On peut donc avoir deux lectures de l’événement. D’un côté, un homme avec un sabre symbole de toute puissance, du pouvoir de trancher la vie d’un animal fragile et sans défense avec autour une foule qui cri. Et de l’autre, un individu aveugle, avec un sabre émoussé rendant dérisoire son acte de frapper un animal déjà mort et un public qui s’amuse à le faire tourner en bourrique. Loin de la toute-puissance, il n’y a qu’un homme seul qui ne peut se déplacer qu’avec l’aide d’un public plus ou moins taquin, dont l’arme n’est pas fiable et qui devra frapper un cadavre inanimé et pourtant rebelle.
Tout le monde peut participer (hommes / femmes / enfants). On ne sort pas de la condition humaine, il n’y a pas de super-héros. On demeure dépendant du groupe qui nous fait vivre. L’outil, ou la technologie, n’apportent pas la toute-puissance et l’acte de frapper est dérisoire puisque la mort a déjà eu lieu. C’est plutôt un jeu de dépossession, de double pantin, l’homme aveugle et titubant face à l’oie pandouillante et récalcitrante.

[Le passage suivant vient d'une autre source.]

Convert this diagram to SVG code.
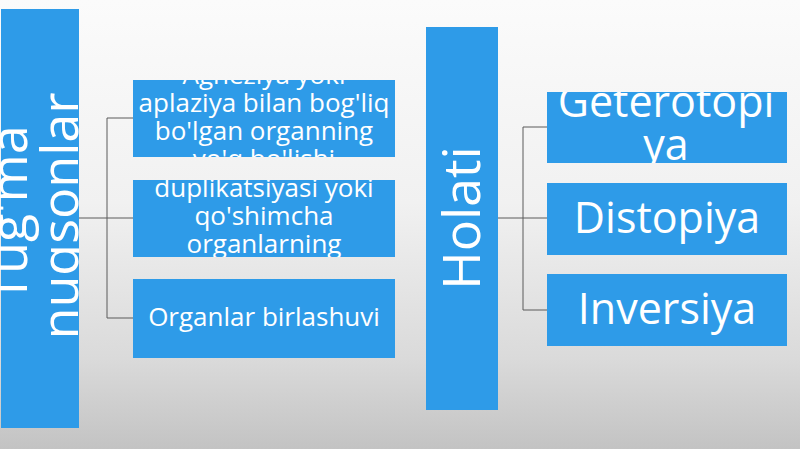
<svg xmlns="http://www.w3.org/2000/svg" width="800" height="449" viewBox="0 0 800 449">
  <defs>
    <linearGradient id="bg" x1="0" y1="0" x2="0" y2="1">
      <stop offset="0" stop-color="#fbfbfb"/>
      <stop offset="0.45" stop-color="#f1f1f1"/>
      <stop offset="0.8" stop-color="#dadada"/>
      <stop offset="1" stop-color="#c3c3c3"/>
    </linearGradient>
    <clipPath id="cA"><rect x="133" y="80" width="262" height="77"/></clipPath>
    <clipPath id="cB"><rect x="133" y="180" width="262" height="77"/></clipPath>
    <clipPath id="cR1"><rect x="547" y="92" width="240" height="71"/></clipPath>
    <clipPath id="cL"><rect x="0" y="9" width="79" height="419"/></clipPath>
  </defs>
  <style>
    .box { fill: #2e9be8; }
    .t { fill: #ffffff; font-family: "Open Sans", "Noto Sans", "DejaVu Sans", sans-serif; text-anchor: middle; }
    .s { font-size: 26px; }
    .m { font-size: 43px; }
    .l { font-size: 52px; }
    .conn { fill: none; stroke: #5a5a5a; stroke-width: 1; }
  </style>
  <rect width="800" height="449" fill="url(#bg)"/>

  <g id="connectors">
    <path class="conn" d="M79 218 H107 M107 118 V318 M107 118 H133 M107 218 H133 M107 318 H133"/>
    <path class="conn" d="M498 218 H523 M523 127 V310 M523 127 H547 M523 218 H547 M523 310 H547"/>
  </g>

  <g id="tugma-nuqsonlar">
    <rect class="box" x="1" y="9" width="78" height="419"/>
    <g clip-path="url(#cL)">
      <text class="t l" transform="translate(27,214) rotate(-90)">Tug'ma</text>
      <text class="t l" transform="translate(78,216) rotate(-90)">nuqsonlar</text>
    </g>
  </g>

  <g id="agneziya">
    <rect class="box" x="133" y="80" width="262" height="77"/>
    <g clip-path="url(#cA)">
      <text class="t s" x="264" y="84">Agneziya yoki</text>
      <text class="t s" x="264" y="112">aplaziya bilan bog'liq</text>
      <text class="t s" x="264" y="140">bo'lgan organning</text>
      <text class="t s" x="264" y="168">yo'q bo'lishi</text>
    </g>
  </g>

  <g id="duplikatsiya">
    <rect class="box" x="133" y="180" width="262" height="77"/>
    <g clip-path="url(#cB)">
      <text class="t s" x="264" y="197">duplikatsiyasi yoki</text>
      <text class="t s" x="264" y="225">qo'shimcha</text>
      <text class="t s" x="264" y="253">organlarning</text>
    </g>
  </g>

  <g id="birlashuvi">
    <rect class="box" x="133" y="279" width="262" height="79"/>
    <text class="t s" x="264" y="326">Organlar birlashuvi</text>
  </g>

  <g id="holati">
    <rect class="box" x="426" y="27" width="72" height="383"/>
    <text class="t l" transform="translate(480,218) rotate(-90)">Holati</text>
  </g>

  <g id="geterotopiya">
    <rect class="box" x="547" y="92" width="240" height="71"/>
    <g clip-path="url(#cR1)">
      <text class="t m" x="666" y="117">Geterotopi</text>
      <text class="t m" x="666" y="160">ya</text>
    </g>
  </g>

  <g id="distopiya">
    <rect class="box" x="547" y="183" width="240" height="72"/>
    <text class="t m" x="667" y="233">Distopiya</text>
  </g>

  <g id="inversiya">
    <rect class="box" x="547" y="274" width="240" height="72"/>
    <text class="t m" x="667" y="324">Inversiya</text>
  </g>
</svg>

Il faudrait faire évoluer le jeu en utilisant un substitut moins macabre à l’oie déshumanisée, car cela ne serait pas un renoncement à la fête et ses symboles populaires, mais permettrait de monter d’un cran dans la dignité et le respect du vivant (et donc de la mort). Perçu parfois comme une sensiblerie, cette sensibilité au vivant est d’autant plus importante que nos sociétés ont atteint un degré d’autodestruction des cultures et de l’environnement tels que la sacralisation du vivant, et de la mort, avec aussi ses excès, apparait comme un des derniers remparts à la barbarie.